Uniform estimates for positive solutions of semilinear elliptic equations and related Liouville and one-dimensional symmetry results

TL;DR

This paper establishes uniform pointwise estimates for positive solutions of semilinear elliptic equations, removing previous restrictions, and applies these results to Liouville theorems, symmetry properties, and boundary behavior in various domains.

Contribution

It introduces a refined approach that removes restrictive assumptions and generalizes classical results for semilinear elliptic equations, including Liouville theorems and symmetry properties.

Findings

Uniform estimates for solutions independent of domain size

New proofs of Liouville theorems without boundary blow-up solutions

Confirmation of Gibbons' conjecture in two dimensions

Abstract

We consider a semilinear elliptic equation with Dirichlet boundary conditions in a smooth, possibly unbounded, domain.
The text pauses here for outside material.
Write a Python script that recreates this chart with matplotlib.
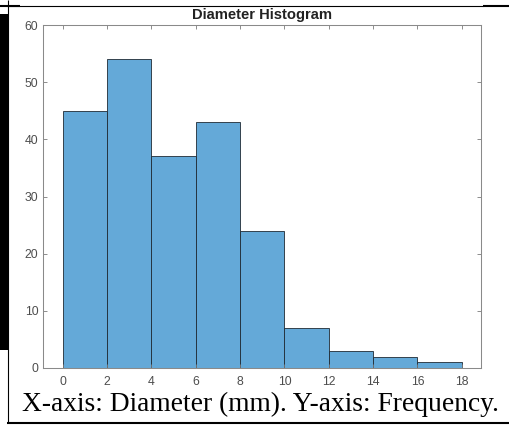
import matplotlib
matplotlib.use("Agg")
import matplotlib.pyplot as plt
from matplotlib.lines import Line2D
from matplotlib.patches import Rectangle

# Histogram data: bin edges (mm) and counts per bin
bin_edges = [0, 2, 4, 6, 8, 10, 12, 14, 16, 18]
counts = [45, 54, 37, 43, 24, 7, 3, 2, 1]
x_ticks = [0, 2, 4, 6, 8, 10, 12, 14, 16, 18]
y_ticks = [0, 10, 20, 30, 40, 50, 60]
title = "Diameter Histogram"
caption = "X-axis: Diameter (mm). Y-axis: Frequency."

W, H = 509, 426
fig = plt.figure(figsize=(W / 100, H / 100), dpi=100)
fig.patch.set_facecolor("white")


def fx(px):
    return px / W


def fy(py):
    return 1 - py / H


# Axes box in pixel coordinates
ax_l, ax_r, ax_t, ax_b = 43.3, 481.3, 25.0, 368.0
ax = fig.add_axes([fx(ax_l), fy(ax_b), (ax_r - ax_l) / W, (ax_b - ax_t) / H])

widths = [b - a for a, b in zip(bin_edges[:-1], bin_edges[1:])]
ax.bar(bin_edges[:-1], counts, width=widths, align="edge",
       color="#64a9d8", edgecolor="#1f2a33", linewidth=0.6)

ax.set_xlim(-0.88, 18.88)
ax.set_ylim(0, 60)
ax.set_xticks(x_ticks)
ax.set_yticks(y_ticks)

tick_font = {"family": "Liberation Sans", "size": 8.8}
ax.set_xticklabels([str(v) for v in x_ticks], fontdict=tick_font)
ax.set_yticklabels([str(v) for v in y_ticks], fontdict=tick_font)
ax.tick_params(axis="both", direction="in", length=3, width=0.6,
               color="#7a7a7a", labelcolor="#4d4d4d",
               top=True, right=True)
ax.tick_params(axis="x", pad=6)
ax.tick_params(axis="y", pad=3.5)
for s in ax.spines.values():
    s.set_color("#8a8a8a")
    s.set_linewidth(0.75)

ax.set_title(title, fontfamily="Liberation Sans", fontweight="bold",
             fontsize=10.6, color="#222222", pad=4)

# Caption below the chart
fig.text(fx(22), fy(411), caption, fontfamily="Liberation Serif",
         fontsize=19.8, color="black", ha="left", va="baseline")

# Surrounding table rules
def hline(y, x0, x1, lw):
    fig.add_artist(Line2D([fx(x0), fx(x1)], [fy(y), fy(y)], color="black",
                          linewidth=lw, solid_capstyle="butt"))


def vline(x, y0, y1, lw):
    fig.add_artist(Line2D([fx(x), fx(x)], [fy(y0), fy(y1)], color="black",
                          linewidth=lw, solid_capstyle="butt"))


hline(5.5, 7, 483, 0.8)
hline(5.5, 483, W, 1.5)
hline(5.8, 0, 20, 1.5)
vline(7.5, 0, 423, 0.8)
hline(422.5, 7, W, 1.5)
fig.add_artist(Rectangle((0, fy(350)), fx(7.5), fy(14) - fy(350),
                         transform=fig.transFigure, facecolor="black",
                         edgecolor="none"))

fig.savefig("out.png", dpi=100, facecolor="white")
Under suitable assumptions, we deduce a condition on the size of the domain that implies the existence of a positive solution satisfying a uniform pointwise estimate. Here, uniform means that the estimate is independent of the domain. The main advantage of our approach is that it allows us to remove a restrictive monotonicity assumption that was imposed in the recent paper. In addition, we can remove a non-degeneracy condition that was assumed in the latter reference. Furthermore, we can generalize an old result, concerning semilinear elliptic nonlinear eigenvalue problems. Moreover, we study the boundary layer of global minimizers of the corresponding singular perturbation problem. For the above applications, our approach is based on a refinement of a result, concerning the behavior of global minimizers of the associated energy over large balls, subject to Dirichlet conditions. Combining this refinement with global bifurcation theory and the sliding method, we can prove uniform estimates for solutions away from their nodal set. Combining our approach with a-priori estimates that we obtain by blow-up, a doubling lemma, and known Liouville type theorems, we can give a new proof of a known Liouville type theorem without using boundary blow-up solutions. We can also provide an alternative proof, and a useful extension, of a Liouville theorem, involving the presence of an obstacle. Making use of the latter extension, we consider the singular perturbation problem with mixed boundary conditions. Moreover, we prove some new one-dimensional symmetry and rigidity properties of certain entire solutions to Allen-Cahn type equations, as well as in half spaces, convex cylindrical domains. In particular, we provide a new proof of Gibbons' conjecture in two dimensions.